A copy of just the statements of the tests, put together, can be found here. A pdf copy of this whole post can be found here.

In order, we discuss the following tests:

- The $n$th term test, also called the basic divergence test
- Recognizing an alternating series
- Recognizing a geometric series
- Recognizing a telescoping series
- The Integral Test
- P-series
- Direct (or basic) comparison
- Limit comparison
- The ratio test
- The root test

## The $n$th term test

### Statement

Suppose we are looking at $\sum_{n = 1}^\infty a_n$ and

\begin{equation}

\lim_{n \to \infty} a_n \neq 0. \notag

\end{equation}

Then $\sum_{n = 1}^\infty a_n$ does not converge.

### When to use it

When applicable, the $n$th term test for divergence is usually the easiest and quickest way to confirm that a series diverges. When first considering a series, it’s a good idea to think about whether the terms go to zero or not. But remember that if the limit of the individual terms is zero, then it is necessary to think harder about whether the series converges or diverges.

### Example

Each of the series

\begin{equation}

\sum_{n = 1}^\infty \frac{n+1}{2n + 4}, \quad \sum_{n = 1}^\infty \cos n, \quad \sum_{n = 1}^\infty \sqrt{n} \notag

\end{equation}

diverges since their limits are not $0$.

## Recognizing alternating series

### Statement

Suppose $\sum_{n = 1}^\infty (-1)^n a_n$ is a series where

- $a_n \geq 0$,
- $a_n$ is decreasing, and
- $\lim_{n \to \infty} a_n = 0$.

Then $\sum_{n = 1}^\infty (-1)^n a_n$ converges.

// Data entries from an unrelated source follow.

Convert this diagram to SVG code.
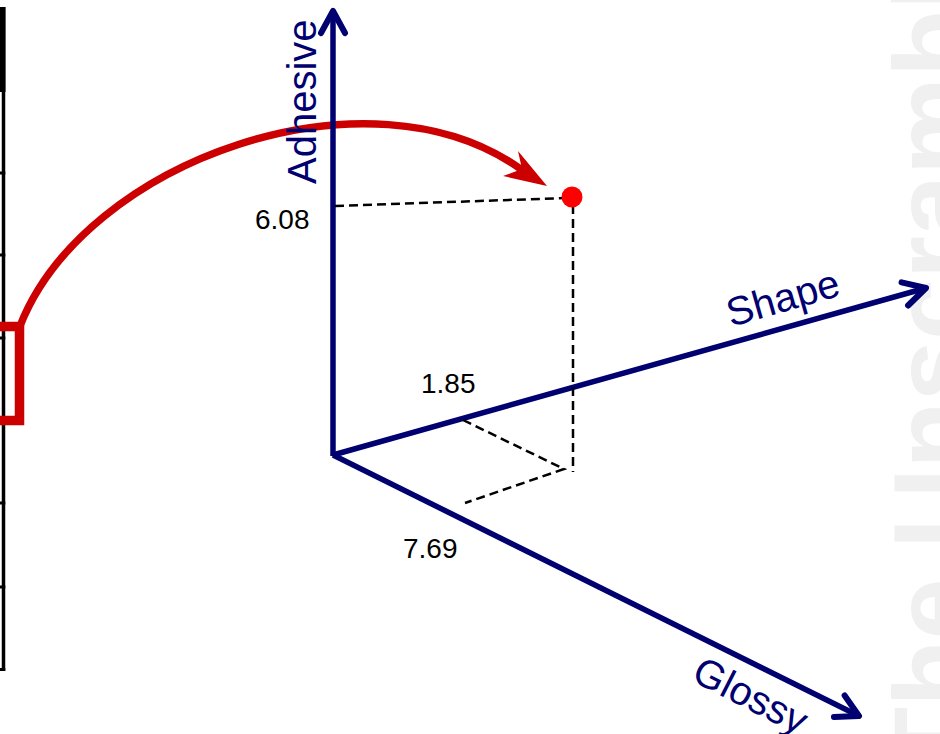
<svg xmlns="http://www.w3.org/2000/svg" width="940" height="734" viewBox="0 0 940 734">
  <style>
    .axis { stroke: #000070; stroke-width: 5.5; fill: none; }
    .axlabel { font-family: "Liberation Sans", Arial, sans-serif; font-size: 40px; fill: #000070; }
    .num { font-family: "Liberation Sans", Arial, sans-serif; font-size: 28px; fill: #000000; }
    .dash { stroke: #000000; stroke-width: 2.5; stroke-dasharray: 9 5; fill: none; }
    .scale { stroke: #000000; fill: none; }
    .wm { font-family: "Liberation Sans", Arial, sans-serif; font-weight: bold; font-size: 110px; fill: #f0f0f0; }
  </style>
  <defs>
    <marker id="chev" markerUnits="userSpaceOnUse" orient="auto" refX="0" refY="0" markerWidth="40" markerHeight="40" overflow="visible">
      <path d="M-22,-12 L0,0 L-22,12" fill="none" stroke="#000070" stroke-width="6" stroke-linecap="round" stroke-linejoin="round"/>
    </marker>
  </defs>
  <rect width="940" height="734" fill="#ffffff"/>

  <g id="watermark">
    <text class="wm" transform="translate(970,774) rotate(-90)">The Unscrambl</text>
  </g>

  <g id="left-scale">
    <rect x="0" y="7" width="5.5" height="85" fill="#000000"/>
    <line class="scale" x1="3.5" y1="7" x2="3.5" y2="671" stroke-width="3.5"/>
    <path class="scale" stroke-width="3" d="M0,173 H5.3 M0,255 H5.3 M0,338 H5.3 M0,422 H5.3 M0,503 H5.3 M0,587 H5.3 M0,669.5 H5.3"/>
  </g>

  <g id="connectors">
    <path id="red-box" d="M-6,326.5 H19.5 V420.5 H-6" fill="none" stroke="#cc0000" stroke-width="9.5"/>
    <path id="red-arc" d="M20,326 C85,160 370,60 522,170" fill="none" stroke="#cc0000" stroke-width="7.5"/>
    <polygon id="red-head" points="547,186 518,151 522,169 503,176" fill="#cc0000"/>
  </g>

  <g id="axis-adhesive">
    <line class="axis" x1="333" y1="456" x2="333" y2="11" marker-end="url(#chev)"/>
    <text class="axlabel" transform="translate(316,184) rotate(-90)">Adhesive</text>
  </g>
  <g id="axis-shape">
    <line class="axis" x1="333" y1="455" x2="926" y2="288" marker-end="url(#chev)"/>
    <text class="axlabel" transform="translate(731,327) rotate(-16)">Shape</text>
  </g>
  <g id="axis-glossy">
    <line class="axis" x1="333" y1="455" x2="859" y2="716" marker-end="url(#chev)"/>
    <text class="axlabel" transform="translate(690,680) rotate(27)">Glossy</text>
  </g>

  <g id="projections">
    <line class="dash" x1="335" y1="206" x2="566" y2="198"/>
    <line class="dash" x1="573" y1="205" x2="573" y2="472"/>
    <polyline class="dash" points="463,420 564,469 465,503"/>
  </g>

  <g id="point">
    <circle cx="572" cy="197" r="10.5" fill="#ff0000"/>
  </g>

  <g id="values">
    <text class="num" x="255" y="229">6.08</text>
    <text class="num" x="421" y="393">1.85</text>
    <text class="num" x="403" y="558">7.69</text>
  </g>
</svg>
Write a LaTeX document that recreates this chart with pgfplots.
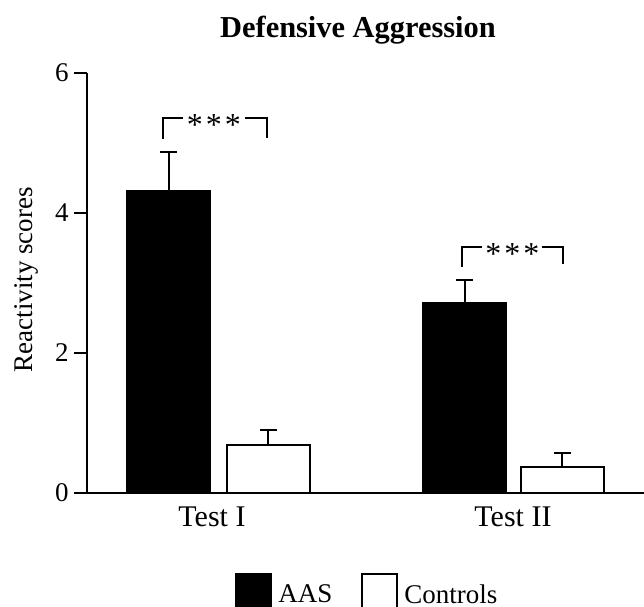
\documentclass[border=0pt]{standalone}
\usepackage{fontspec}
\setmainfont{Liberation Serif}
\usepackage{pgfplots}
\pgfplotsset{compat=1.18}
\pgfplotsset{boxlegend/.style={legend image code/.code={\draw[##1, line width=1pt] (0pt,-7pt) rectangle (17.5pt,10.5pt);}}}
\begin{document}
\begin{tikzpicture}
\begin{axis}[
  name=ax,
  at={(0,0)}, anchor=south west,
  scale only axis, width=278.5pt, height=210pt,
  xmin=0, xmax=557, ymin=0, ymax=6,
  axis x line=bottom, axis y line=left,
  axis line style={-, line width=1pt},
  ytick={0,2,4,6},
  xtick={125,426}, xticklabels={Test I, Test II},
  x tick style={draw=none},
  y tick style={line width=1pt, black},
  major tick length=6.5pt,
  tick align=outside,
  /pgf/number format/assume math mode=true,
  yticklabel style={font=\fontsize{13.5}{13.5}\selectfont, inner sep=0pt, xshift=-2.5pt},
  xticklabel style={font=\fontsize{15}{15}\selectfont, inner sep=0pt},
  ylabel={Reactivity scores},
  ylabel style={at={(axis description cs:-0.097,0.508)}, anchor=base, font=\fontsize{13.5}{13.5}\selectfont},
  title={Defensive Aggression},
  title style={at={(axis description cs:0.4865,1)}, anchor=base, yshift=11.5pt, font=\bfseries\fontsize{15.2}{15.2}\selectfont},
  ybar, bar width=83, bar shift=0,
  legend style={at={(0.505,0)}, anchor=north, yshift=-40pt, draw=none, fill=none, inner sep=0pt,
    font=\fontsize{13.5}{13.5}\selectfont, legend columns=-1,
    /tikz/every odd column/.append style={column sep=1pt},
    /tikz/every even column/.append style={column sep=12.5pt}},
]
\addplot[ybar, bar width=83, bar shift=0, fill=black, draw=black, line width=1pt, boxlegend,
  error bars/.cd, y dir=plus, y explicit,
  error bar style={line width=1pt, black},
  error mark options={rotate=90, mark size=4.25pt, line width=1pt, black}]
  coordinates {(82,4.31) +- (0,0.56) (378,2.72) +- (0,0.32)};
\addlegendentry{AAS}
\addplot[ybar, bar width=83, bar shift=0, fill=white, draw=black, line width=1pt, boxlegend,
  error bars/.cd, y dir=plus, y explicit,
  error bar style={line width=1pt, black},
  error mark options={rotate=90, mark size=4.25pt, line width=1pt, black}]
  coordinates {(181.5,0.686) +- (0,0.214) (475.5,0.376) +- (0,0.2)};
\addlegendentry{Controls}
\draw[line width=1pt] (axis cs:76,5.057) |- (axis cs:96,5.357);
\draw[line width=1pt] (axis cs:158,5.357) -| (axis cs:180,5.07);
\node[font=\fontsize{16}{16}\selectfont, inner sep=0pt, anchor=base] at (axis cs:127,5.10) {*\kern1.5pt*\kern1.5pt*};
\draw[line width=1pt] (axis cs:375,3.229) |- (axis cs:395,3.514);
\draw[line width=1pt] (axis cs:455,3.514) -| (axis cs:476,3.271);
\node[font=\fontsize{16}{16}\selectfont, inner sep=0pt, anchor=base] at (axis cs:425.5,3.26) {*\kern1.5pt*\kern1.5pt*};
\end{axis}
\pgfresetboundingbox
\useasboundingbox ([shift={(-43.5pt,-57pt)}]ax.south west) rectangle ([shift={(0pt,36.5pt)}]ax.north east);
\end{tikzpicture}
\end{document}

Stated differently, if the terms are alternating sign, decreasing in absolute size, and converging to zero, then the series converges.

### When to use it

The key is in the name — if the series is alternating, then this is the goto idea of analysis. Note that if the terms of a series are alternating and decreasing, but the terms *do not* go to zero, then the series diverges by the $n$th term test.

### Example

Suppose we are looking at the series

\begin{equation}

\sum_{n = 1}^\infty \frac{(-1)^n}{\log(n+1)} = \frac{-1}{\log 2} + \frac{1}{\log 3} + \frac{-1}{\log 4} + \cdots \notag

\end{equation}

The terms are alternating.

The sizes of the terms are $\frac{1}{\log (n+1)}$, and these are decreasing.

Finally,

\begin{equation}

\lim_{n \to \infty} \frac{1}{\log(n+1)} = 0. \notag

\end{equation}

Thus the alternating series test applies and shows that this series converges.